Interdependenzen sind offensichtlich: Realwirtschaftliches Wachstum und der daraus entstehende Wohlstand sind auf eine stabile und funktionsfähige Finanzwirtschaft angewiesen. Umgekehrt gilt, dass Staatsschuldenkrisen und wirtschaftliche Stagnation oder gar Rezession fast immer negative Rückwirkungen auf den Finanzsektor haben.

Handlungsbedarf besteht zunächst bei den Banken selbst, schließlich sind sie diejenigen, die für ihre Erfolge und Misserfolge verantwortlich sind. Sie sollten große Anstrengungen unternehmen, um ihre Geschäftsmodelle dem regulatorischen und makroökonomischen Umfeld anzupassen. Mit Investitionen in Finanztechnologien könnten deutliche Effizienzsteigerungen realisiert werden. Darauf vertrauen auch die Anleger, wie zuletzt die sofort honorierte Blockchain-Ankündigung der Deutschen Bank zeigte. Entscheidend ist die Offenheit für Wandel und Fortschritt. Dazu gehört auch die – oft schmerzhafte – Frage, ob die bestehenden Filialstrukturen noch zeitgemäß sind oder dem sich verändernden Kundenverhalten angepasst werden müssten.

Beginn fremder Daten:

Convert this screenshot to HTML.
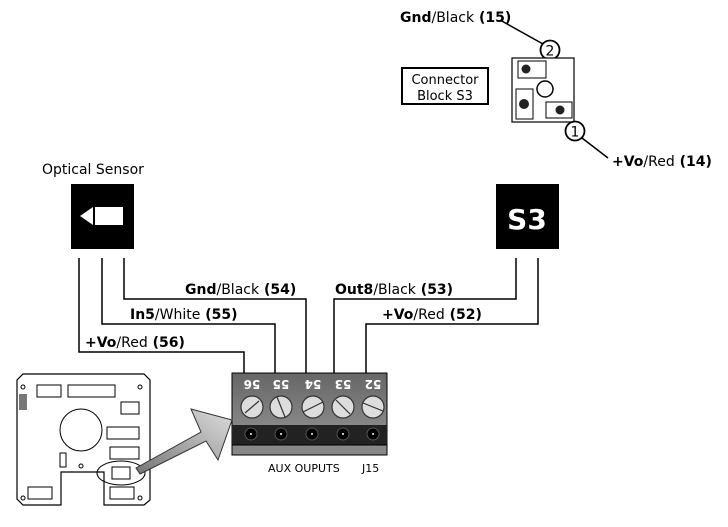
<!DOCTYPE html>
<html><head><style>
html,body{margin:0;padding:0;background:#fff;}
svg{display:block;}
text{font-family:"DejaVu Sans","Liberation Sans",sans-serif;}
</style></head><body>
<svg width="728" height="527" viewBox="0 0 728 527" xmlns="http://www.w3.org/2000/svg">
<defs>
<linearGradient id="blk" x1="0" y1="0" x2="0" y2="1"><stop offset="0" stop-color="#666"/><stop offset="1" stop-color="#999"/></linearGradient>
<linearGradient id="arr" x1="0" y1="1" x2="1" y2="0"><stop offset="0" stop-color="#777"/><stop offset="1" stop-color="#ddd"/></linearGradient>
</defs>
<!-- top connector block -->
<text x="400" y="22" font-size="14" font-weight="bold">Gnd<tspan font-weight="normal">/Black</tspan> (15)</text>
<line x1="500" y1="20" x2="543" y2="44" stroke="#000" stroke-width="1.5"/>
<circle cx="550" cy="50" r="9.5" fill="#fff" stroke="#000" stroke-width="1.8"/>
<text x="550" y="55.5" font-size="14" text-anchor="middle">2</text>
<rect x="512" y="58" width="62" height="64" fill="#fff" stroke="#000" stroke-width="1.2"/>
<rect x="518" y="61" width="28" height="17" fill="#fff" stroke="#000"/><circle cx="526" cy="69" r="4.5" fill="#222"/>
<circle cx="545" cy="89" r="8" fill="#fff" stroke="#000" stroke-width="1.5"/>
<rect x="516" y="89" width="17" height="30" fill="#fff" stroke="#000"/><circle cx="524" cy="104" r="5" fill="#222"/>
<rect x="546" y="102" width="26" height="16" fill="#fff" stroke="#000"/><circle cx="560" cy="110" r="4.5" fill="#222"/>
<rect x="402" y="68" width="86" height="36" fill="#fff" stroke="#000" stroke-width="2"/>
<text x="445" y="84" font-size="13" text-anchor="middle">Connector</text>
<text x="445" y="100" font-size="13" text-anchor="middle">Block S3</text>
<circle cx="575" cy="131" r="9.5" fill="#fff" stroke="#000" stroke-width="1.8"/>
<text x="575" y="136.5" font-size="14" text-anchor="middle">1</text>
<line x1="582" y1="138" x2="608" y2="158" stroke="#000" stroke-width="1.5"/>
<text x="612" y="166" font-size="14" font-weight="bold">+Vo<tspan font-weight="normal">/Red</tspan> (14)</text>
<!-- sensors -->
<text x="42" y="174" font-size="14">Optical Sensor</text>
<rect x="71" y="184" width="63" height="65" fill="#000"/>
<polygon points="80,216 93,207 93,225" fill="#fff"/>
<rect x="95" y="207" width="28" height="18" fill="#fff"/>
<rect x="496" y="184" width="63" height="65" fill="#000"/>
<text x="527" y="229" font-size="28" font-weight="bold" fill="#fff" text-anchor="middle" font-family="Liberation Sans">S3</text>
<!-- wires -->
<g fill="none" stroke="#000" stroke-width="1.5">
<polyline points="79,258 79,352 244,352 244,374"/>
<polyline points="102,258 102,324 275,324 275,374"/>
<polyline points="124,258 124,299 306,299 306,374"/>
<polyline points="516,258 516,299 334,299 334,374"/>
<polyline points="538,258 538,324 366,324 366,374"/>
</g>
<text x="185" y="294" font-size="14" font-weight="bold">Gnd<tspan font-weight="normal">/Black</tspan> (54)</text>
<text x="130" y="319" font-size="14" font-weight="bold">In5<tspan font-weight="normal">/White</tspan> (55)</text>
<text x="85" y="347" font-size="14" font-weight="bold">+Vo<tspan font-weight="normal">/Red</tspan> (56)</text>
<text x="335" y="294" font-size="14" font-weight="bold">Out8<tspan font-weight="normal">/Black</tspan> (53)</text>
<text x="382" y="319" font-size="14" font-weight="bold">+Vo<tspan font-weight="normal">/Red</tspan> (52)</text>
<!-- terminal block -->
<rect x="232" y="373" width="155" height="82" fill="url(#blk)" stroke="#000"/>
<rect x="232" y="425" width="155" height="20" fill="#222"/>
<rect x="232" y="445" width="155" height="10" fill="#888" stroke="#000"/>
<g font-size="12" fill="#fff" text-anchor="middle" font-weight="bold">
<text x="252" y="388" transform="rotate(180 252 384)">56</text>
<text x="281" y="388" transform="rotate(180 281 384)">55</text>
<text x="313" y="388" transform="rotate(180 313 384)">54</text>
<text x="343" y="388" transform="rotate(180 343 384)">53</text>
<text x="373" y="388" transform="rotate(180 373 384)">52</text>
</g>
<g stroke="#333" stroke-width="1.2">
<circle cx="252" cy="407" r="11" fill="#ddd"/><line x1="245" y1="413" x2="259" y2="401"/>
<circle cx="281" cy="407" r="11" fill="#ddd"/><line x1="277" y1="397" x2="285" y2="417"/>
<circle cx="313" cy="407" r="11" fill="#ddd"/><line x1="303" y1="412" x2="323" y2="402"/>
<circle cx="343" cy="407" r="11" fill="#ddd"/><line x1="336" y1="400" x2="350" y2="414"/>
<circle cx="373" cy="407" r="11" fill="#ddd"/><line x1="363" y1="403" x2="383" y2="411"/>
</g>
<g fill="#000" stroke="#555"><circle cx="251" cy="434" r="6"/><circle cx="281" cy="434" r="6"/><circle cx="312" cy="434" r="6"/><circle cx="343" cy="434" r="6"/><circle cx="373" cy="434" r="6"/></g>
<g fill="#fff"><circle cx="251" cy="434" r="1"/><circle cx="281" cy="434" r="1"/><circle cx="312" cy="434" r="1"/><circle cx="343" cy="434" r="1"/><circle cx="373" cy="434" r="1"/></g>
<text x="268" y="472" font-size="11" font-family="Liberation Sans">AUX OUPUTS</text>
<text x="362" y="472" font-size="11" font-family="Liberation Sans">J15</text>
<!-- pcb -->
<path d="M23,374 L144,374 L150,380 L150,500 L144,505 L104,505 L104,472 L61,472 L61,505 L23,505 L17,499 L17,380 Z" fill="#fff" stroke="#000" stroke-width="1.2"/>
<g fill="none" stroke="#000">
<rect x="37" y="385" width="24" height="12"/><rect x="68" y="385" width="47" height="12"/>
<rect x="121" y="402" width="18" height="12"/><rect x="107" y="427" width="32" height="12"/>
<rect x="110" y="447" width="29" height="12"/><rect x="112" y="467" width="18" height="12"/>
<rect x="110" y="487" width="24" height="12"/><rect x="28" y="487" width="24" height="12"/>
<rect x="60" y="453" width="6" height="14"/>
<circle cx="81" cy="430" r="21"/>
<circle cx="23" cy="387" r="2"/><circle cx="140" cy="387" r="2"/><circle cx="23" cy="498" r="2"/><circle cx="140" cy="498" r="2"/><circle cx="81" cy="466" r="2"/>
<ellipse cx="121" cy="473" rx="24" ry="12"/>
</g>
<rect x="19" y="394" width="8" height="16" fill="#777"/>
<!-- big arrow -->
<polygon points="140,474 206,441 218,460 232,420 191,409 201,432 136,468" fill="url(#arr)" stroke="#333"/>
</svg>
</body></html>
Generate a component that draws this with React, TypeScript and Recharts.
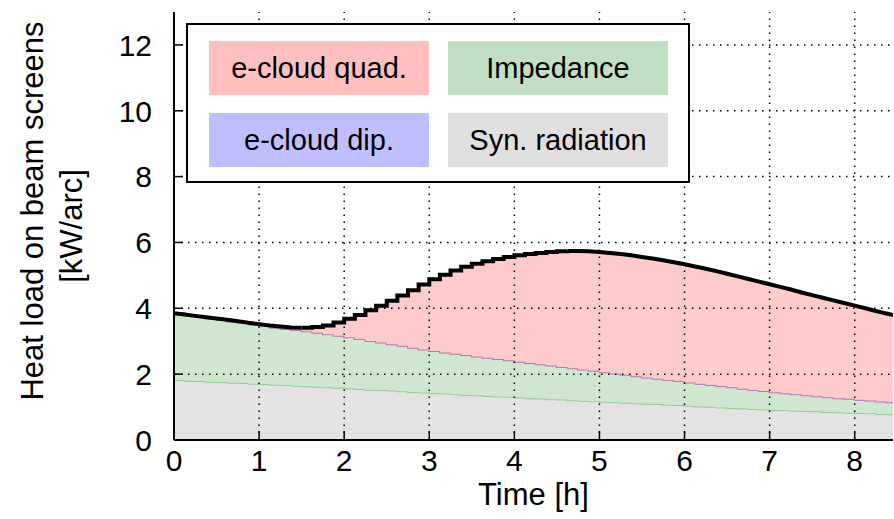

Was die Bankenregulierung angeht, wäre ein regulatorisches Moratorium wünschenswert. Bevor nicht Basel III überhaupt evaluiert werden konnte, sollte der Finanzsektor nicht erneut mit hohen Umstellungskosten und erschwerten Vorgaben in Form eines Basel IV belastet werden – dies könnte erst recht neue Probleme heraufbeschwören.

Bei den derzeit laufenden Verhandlungen im Basler Ausschuss für Bankenaufsicht muss darüber hinaus darauf geachtet werden, dass wenn es Anpassungen gibt, diese nicht kontinentaleuropäische Universalbanken gegenüber dem angelsächsischen Modell benachteiligen. Im Gegenteil sollte angedacht werden, aus Sparkassen und Genossenschaftsbanken einen Exportschlager ähnlich dem deutschen Ausbildungssystem zu kreieren, um so auch in Griechenland und Spanien nachhaltiges Wachstum zu finanzieren.

Bisher ist der europäische Bankenmarkt stark fragmentiert, von Binnenmarkt keine Spur. Eine entsprechende Expansion könnte den in Deutschland bestehenden Konsolidierungsprozess weiter vorantreiben und gleichzeitig neue Geschäftsfelder erschließen.

Das Dilemma der EU, dass aus dem gemeinsamen Währungsraum makro-ökonomische Ungleichgewichte entstehen, könnte durch eine mutige Strategie Deutschlands ebenso gelöst werden wie das Problem der EZB, dass ihre Geldpolitik inzwischen praktisch wirkungslos verpufft. Hierfür notwendig wären Impulse für langfristiges Wachstum: Mit guten Wachstumsaussichten entfällt einerseits der Grund für die aktuelle Politik der EZB, andererseits steigen auch die langfristigen Zinsen am Markt wieder: zwei komplementäre Wege zu höheren Zinsen und Zinsmargen.

Ordnungspolitisch sollte dies insbesondere durch ein einfacheres Steuersystem mit niedrigeren Steuersätzen sowie einer Reform der sozialen Sicherungssysteme angegangen werden – diese Reformen hätten den netten Nebeneffekt gesteigerten Binnenkonsums. Elementar wichtig ist auch eine innovationsfreundliche Regulierung. Gerade die Potenziale in der Schnittstelle zum Kunden könnten von zu starker Regulierung in Mitleidenschaft gezogen werden. Allgemein gilt: Europa kann im Wettbewerb um hart umkämpfte Märkte nur durch Innovation und Technologie bestehen.

Als Fortschrittskatalysator sollte ein Wagniskapitalgesetz für Start-ups erlassen werden. Es bietet sich auch an, nach dem Beispiel des „Zukunftsfonds Schweiz“ Pensionskassen und Versicherungen die Finanzierung von jungen, zukunftsträchtigen Unternehmen zu ermöglichen, statt die Altersvorsorge mit Negativzinsen in Staatsanleihen versauern zu lassen.

Prozesspolitisch sollte der Staat dort tätig werden, wo er mit zuständig ist: mit Investitionen in Bildung, Verkehrs- und Digitalisierungsinfrastruktur sowie effiziente Verwaltung. Industriepolitisch muss sich Deutschland jedoch auch einmal die Frage stellen, ob es als viertgrößte Volkswirtschaft der Welt auf Dauer auch zukünftig eigene Banken braucht, die mit den ganz Großen der Branche mithalten können. Ich komme zu dem Schluss, dass dem so ist. Denn beispielsweise für Spitzenfusionen braucht man auch Spitzeninstitute; die Abhängigkeit von ausländischen Banken mit anderen Wirtschaftszyklen könnte sich hier negativ auswirken. Daher sollte auch dies beim Setzen der Rahmenbedingungen endlich beachtet werden.